Officials debate severity of mold problem in Spencer County Sheriff's Department
Spencer County leaders are debating whether mold in the Spencer County Sheriff's Department is a real danger or just a mere inconvenience.
LOUISVILLE, Ky. (WDRB) -- Spencer County leaders are debating how severe the mold problem is in the building that housed the Spencer County Sheriff's Department and what the remedy might be.
The debate took place Wednesday inside an Oldham County court, after a Spencer County judge recused himself.
On Wednesday in court, a local pathologist testified on the potential health impacts of mold on the human body. A project manager with SERVPRO, a certified mold remediation company, testified on preliminary proposal of remediating the mold.
Spencer County Judge Executive John Riley testified on the timeline of when the mold concerns came to light. And Spencer County Sheriff Buddy Stump also testified to the mold concerns.
Both sides are trying to determine how dangerous the mold situation is. They will have to decide if the building can be remediated and then fixed -- if not, the offices will have to be relocated.

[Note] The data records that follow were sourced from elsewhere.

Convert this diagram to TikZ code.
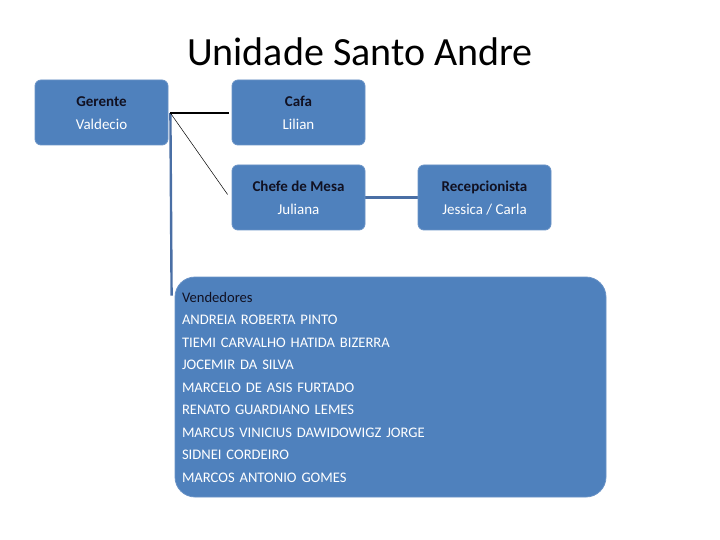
\documentclass[tikz,border=0pt]{standalone}
\usepackage{fontspec}
\setmainfont{Carlito}
\usetikzlibrary{calc,backgrounds}
\definecolor{boxblue}{HTML}{4F81BD}
\definecolor{boxedge}{HTML}{6A93C6}
\definecolor{linkblue}{HTML}{4A6FA5}
\definecolor{labeldark}{HTML}{111122}
\newcommand{\rolelines}[2]{\rule{0pt}{15.5pt}{\bfseries\color{labeldark}#1}\\#2\rule[-4pt]{0pt}{4pt}}
\tikzset{
  rolebox/.style={draw=boxedge, line width=0.8pt, fill=boxblue, rounded corners=6pt,
    minimum width=133pt, minimum height=65pt, align=center, inner sep=0pt,
    font=\fontsize{15}{23}\selectfont, text=white},
  bigbox/.style={draw=boxedge, line width=0.8pt, fill=boxblue, rounded corners=20pt,
    minimum width=431pt, minimum height=220pt, align=left, inner xsep=7pt, inner ysep=0pt,
    text width=417pt, font=\fontsize{14.6}{22.5}\selectfont, text=white},
  bluelink/.style={draw=linkblue, line width=2.6pt},
}
\begin{document}
\begin{tikzpicture}[x=1pt,y=-1pt]
\useasboundingbox (0,0) rectangle (720,540);
\node[font=\fontsize{40}{44}\selectfont, text=black] (title) at (360,52) {Unidade Santo Andre};
\node[rolebox] (ger) at (101.5,112.5) {\rolelines{Gerente}{Valdecio}};
\node[rolebox] (cafa) at (298.5,112.5) {\rolelines{Cafa}{Lilian}};
\node[rolebox] (chefe) at (298.5,197.5) {\rolelines{Chefe de Mesa}{Juliana}};
\node[rolebox] (recep) at (484.5,197.5) {\rolelines{Recepcionista}{Jessica / Carla}};
\node[bigbox] (vend) at (390.5,387) {{\color{labeldark}Vendedores}\\
ANDREIA ROBERTA PINTO\\
TIEMI CARVALHO HATIDA BIZERRA\\
JOCEMIR DA SILVA\\
MARCELO DE ASIS FURTADO\\
RENATO GUARDIANO LEMES\\
MARCUS VINICIUS DAWIDOWIGZ JORGE\\
SIDNEI CORDEIRO\\
MARCOS ANTONIO GOMES};
\coordinate (hub) at ($(ger.east)+(2,0.5)$);
\coordinate (vend-in) at ($(vend.north west)+(-3,19)$);
\coordinate (cafa-in) at ($(cafa.west)+(-3,0.5)$);
\coordinate (chefe-in) at ($(chefe.west)+(-4,-3)$);
\begin{scope}[on background layer]
\draw[bluelink, line width=2.4pt] (hub) -- (vend-in);
\draw[black, line width=2pt] (hub) -- (cafa-in);
\draw[black, line width=0.5pt] (hub) -- (chefe-in);
\draw[bluelink, line width=3pt] (chefe.east) -- (recep.west);
\end{scope}
\end{tikzpicture}
\end{document}
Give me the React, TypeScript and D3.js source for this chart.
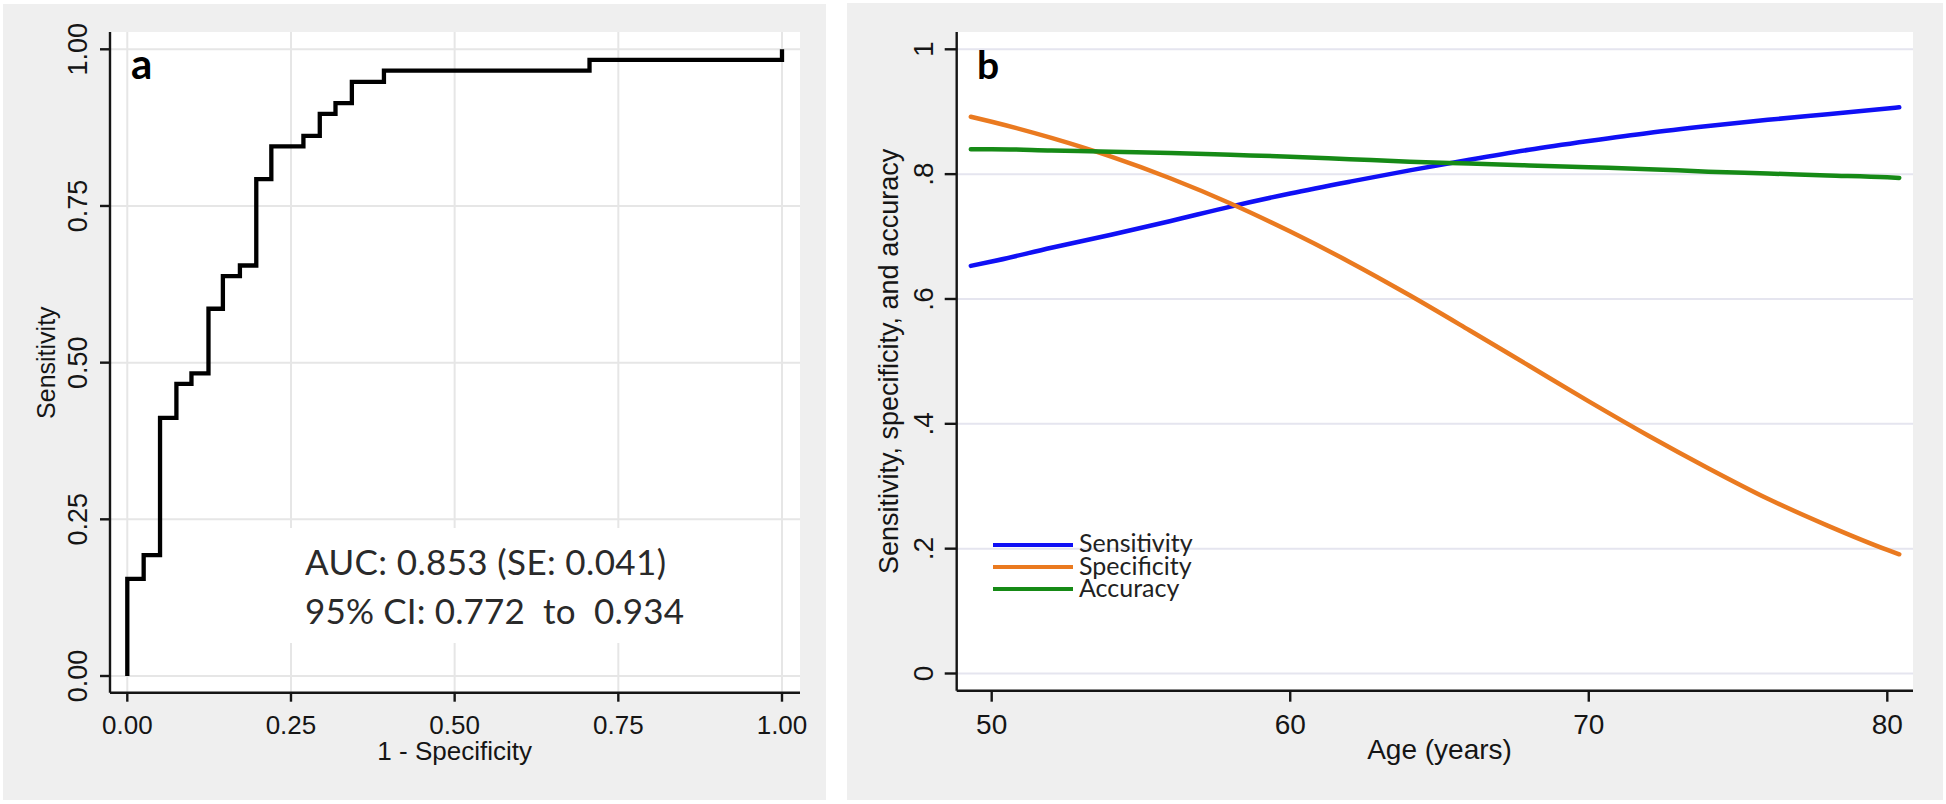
import React from 'react';
import * as d3 from 'd3';

// panel a: ROC operating points (1 - specificity, sensitivity)
const rocFpr = [0, 0, 0.025, 0.05, 0.075, 0.098, 0.124, 0.146, 0.172, 0.197, 0.22, 0.269, 0.294, 0.318, 0.343, 0.392, 0.706, 1.0, 1.0];
const rocTpr = [0, 0.155, 0.193, 0.412, 0.466, 0.483, 0.586, 0.638, 0.655, 0.793, 0.845, 0.862, 0.897, 0.914, 0.948, 0.966, 0.983, 0.983, 1.0];
const rocTicks = [0, 0.25, 0.5, 0.75, 1];
const aucLines = ['AUC: 0.853 (SE: 0.041)', '95% CI: 0.772  to  0.934'];

// panel b: metrics by age
const ages = [49.3, 50, 52, 54, 56, 58, 60, 62, 64, 66, 68, 70, 72, 74, 76, 78, 80, 80.4];
const sensitivity = [0.653, 0.66, 0.682, 0.703, 0.725, 0.748, 0.769, 0.788, 0.806, 0.823, 0.839, 0.853, 0.866, 0.877, 0.887, 0.896, 0.905, 0.907];
const specificity = [0.892, 0.884, 0.858, 0.828, 0.793, 0.753, 0.708, 0.659, 0.606, 0.55, 0.493, 0.436, 0.381, 0.329, 0.28, 0.237, 0.198, 0.191];
const accuracy = [0.84, 0.84, 0.838, 0.836, 0.834, 0.831, 0.828, 0.824, 0.82, 0.817, 0.814, 0.811, 0.808, 0.804, 0.801, 0.798, 0.795, 0.794];
const ageTicks = [50, 60, 70, 80];
const metricTicks = [0, 0.2, 0.4, 0.6, 0.8, 1];
const metricTickLabels = ['0', '.2', '.4', '.6', '.8', '1'];

const series = [
  { name: 'Sensitivity', values: sensitivity, color: '#1010f5' },
  { name: 'Specificity', values: specificity, color: '#ea7a20' },
  { name: 'Accuracy', values: accuracy, color: '#168a16' },
];

const ARIAL = '"Liberation Sans", Arial, sans-serif';
const CALIBRI = 'Lato, "Open Sans", sans-serif';
const INK = '#151515';

function PanelA() {
  const x = d3.scaleLinear().domain([0, 1]).range([127.3, 782]);
  const y = d3.scaleLinear().domain([0, 1]).range([676, 49.3]);
  const left = 110, right = 800, top = 32, bottom = 692.7;
  const pts = rocFpr.map((f, i) => [f, rocTpr[i]] as [number, number]);
  const line = d3.line<[number, number]>()
    .x(d => x(d[0]))
    .y(d => y(d[1]))
    .curve(d3.curveStepAfter);

  return (
    <g>
      <rect x={3} y={4} width={823} height={796} fill="#efefef" />
      <rect x={left} y={top} width={right - left} height={bottom - top} fill="#fff" />
      {rocTicks.map(t => (
        <g key={'g' + t}>
          <line x1={left} x2={right} y1={y(t)} y2={y(t)} stroke="#e6e6e6" strokeWidth={2} />
          <line x1={x(t)} x2={x(t)} y1={top} y2={bottom} stroke="#e6e6e6" strokeWidth={2} />
        </g>
      ))}
      {/* white box behind the AUC text */}
      <rect x={280} y={528} width={420} height={115} fill="#fff" />
      <path d={line(pts) || ''} fill="none" stroke="#000" strokeWidth={4.3} strokeLinejoin="miter" />
      {/* axes */}
      <line x1={left} x2={left} y1={top} y2={bottom} stroke={INK} strokeWidth={2.4} />
      <line x1={left} x2={right} y1={bottom} y2={bottom} stroke={INK} strokeWidth={2.4} />
      {rocTicks.map(t => (
        <g key={'t' + t}>
          <line x1={left - 10} x2={left} y1={y(t)} y2={y(t)} stroke={INK} strokeWidth={2.4} />
          <line x1={x(t)} x2={x(t)} y1={bottom} y2={bottom + 9} stroke={INK} strokeWidth={2.4} />
          <text x={x(t)} y={734} textAnchor="middle" fontFamily={ARIAL} fontSize={26} fill={INK}>
            {d3.format('.2f')(t)}
          </text>
          <text transform={`translate(87,${y(t)}) rotate(-90)`} textAnchor="middle" fontFamily={ARIAL} fontSize={27} fill={INK}>
            {d3.format('.2f')(t)}
          </text>
        </g>
      ))}
      <text x={x(0.5)} y={760} textAnchor="middle" fontFamily={ARIAL} fontSize={26} fill={INK}>1 - Specificity</text>
      <text transform={`translate(55,${y(0.5)}) rotate(-90)`} textAnchor="middle" fontFamily={ARIAL} fontSize={25} fill={INK}>Sensitivity</text>
      <text x={131} y={79} fontFamily={CALIBRI} fontWeight="bold" fontSize={42} fill="#000">a</text>
      <text x={305} y={575} fontFamily={CALIBRI} fontSize={35} fill="#2a2a2a" textLength={361} lengthAdjust="spacing" style={{ whiteSpace: 'pre' }}>{aucLines[0]}</text>
      <text x={305} y={624} fontFamily={CALIBRI} fontSize={35} fill="#2a2a2a" textLength={379} lengthAdjust="spacing" style={{ whiteSpace: 'pre' }}>{aucLines[1]}</text>
    </g>
  );
}

function PanelB() {
  const x = d3.scaleLinear().domain([50, 80]).range([991.7, 1887.3]);
  const y = d3.scaleLinear().domain([0, 1]).range([673.5, 49.3]);
  const left = 956.7, right = 1913, top = 32, bottom = 690.7;
  const line = d3.line<number>()
    .x((_, i) => x(ages[i]))
    .y(d => y(d))
    .curve(d3.curveMonotoneX);

  return (
    <g>
      <rect x={847} y={3} width={1096} height={797} fill="#efefef" />
      <rect x={left} y={top} width={right - left} height={bottom - top} fill="#fff" />
      {metricTicks.map(t => (
        <line key={'g' + t} x1={left} x2={right} y1={y(t)} y2={y(t)} stroke="#e5e5ef" strokeWidth={2} />
      ))}
      {series.map(s => (
        <path key={s.name} d={line(s.values) || ''} fill="none" stroke={s.color} strokeWidth={4.5} strokeLinecap="round" />
      ))}
      <line x1={left} x2={left} y1={top} y2={bottom} stroke={INK} strokeWidth={2.4} />
      <line x1={left} x2={right} y1={bottom} y2={bottom} stroke={INK} strokeWidth={2.4} />
      {metricTicks.map((t, i) => (
        <g key={'t' + t}>
          <line x1={left - 12} x2={left} y1={y(t)} y2={y(t)} stroke={INK} strokeWidth={2.4} />
          <text transform={`translate(933,${y(t)}) rotate(-90)`} textAnchor="middle" fontFamily={ARIAL} fontSize={28} fill={INK}>
            {metricTickLabels[i]}
          </text>
        </g>
      ))}
      {ageTicks.map(t => (
        <g key={'a' + t}>
          <line x1={x(t)} x2={x(t)} y1={bottom} y2={bottom + 11} stroke={INK} strokeWidth={2.4} />
          <text x={x(t)} y={734} textAnchor="middle" fontFamily={ARIAL} fontSize={28} fill={INK}>{t}</text>
        </g>
      ))}
      <text x={x(65)} y={759} textAnchor="middle" fontFamily={ARIAL} fontSize={28} fill={INK}>Age (years)</text>
      <text transform={`translate(898,${y(0.5)}) rotate(-90)`} textAnchor="middle" fontFamily={ARIAL} fontSize={27} fill={INK}>
        Sensitivity, specificity, and accuracy
      </text>
      <text x={977} y={79} fontFamily={CALIBRI} fontWeight="bold" fontSize={39} fill="#000">b</text>
      {series.map((s, i) => (
        <g key={'l' + s.name}>
          <line x1={993} x2={1073} y1={545 + i * 22} y2={545 + i * 22} stroke={s.color} strokeWidth={4} />
          <text x={1079} y={552 + i * 22.5} fontFamily={CALIBRI} fontSize={25} fill="#222">{s.name}</text>
        </g>
      ))}
    </g>
  );
}

export default function App() {
  return (
    <svg width={1946} height={804} style={{ position: 'absolute', left: 0, top: 0, background: '#fff' }}>
      <rect x={0} y={0} width={1946} height={804} fill="#fff" />
      <PanelA />
      <PanelB />
    </svg>
  );
}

Both sides are also arguing if a temporary solution is sufficient and if the Spencer County Fiscal Court responded appropriately.
It all goes back to the conditions inside the Spencer County Sheriff's Department -- and on Wednesday, a WDRB News crew was allowed to tour the building.
From the floor boards to the ceiling tiles, Spencer County Sheriff Buddy Stump says his department's headquarters is consumed by dangerous mold. As Sheriff Stump provided a tour of the building Wednesday, he wore a mask.
No one has been working inside the building for at least three months, ever since mold was found inside. Stump says it was causing serious health concerns for his deputies, and for anyone else coming into the building.
"What we've done is try to do the right thing for the employees -- and the right thing for the citizens, liability-wise," Sheriff Stump said.
After some initial testing, special filters were put inside, but Stump says that's not a proper fix.
"They have done absolutely nothing but put in a couple air scrubbers, which actually started moving the air around and cause our employees to get to where they felt worse," Sheriff Stump said.
Stump believes it could take $100,000 to rid the building of mold. Then repairing walls and duct work would be an added cost and more time. After our tour, Sheriff Stump was ordered to take judge executive Riley's attorney and a few others through the building.
Before walking in, they refused a mask, or to sign a waiver.
"What I've been told is the retest on the air doesn't really matter anyway until the mold is physically removed from the building," Stump said.
Whether his deputies move to a new building or back into a renovated building, Stump says taking care of everyone in Spencer County from the mobile unit outside is not an acceptable long-term option.
"It's going to be up to the Fiscal Court -- what they do," Sheriff Stump said. "And me as a sheriff and my employees, we're at the brunt of whatever they do. And the citizens -- we'll do the best for them we can under the circumstances."
Any prices, timelines, or other options are all up in the air. Oldham County Judge Karen Conrad must make the decision.
We reached out to Spencer County Judge Executive John Riley for comment and have not heard back yet.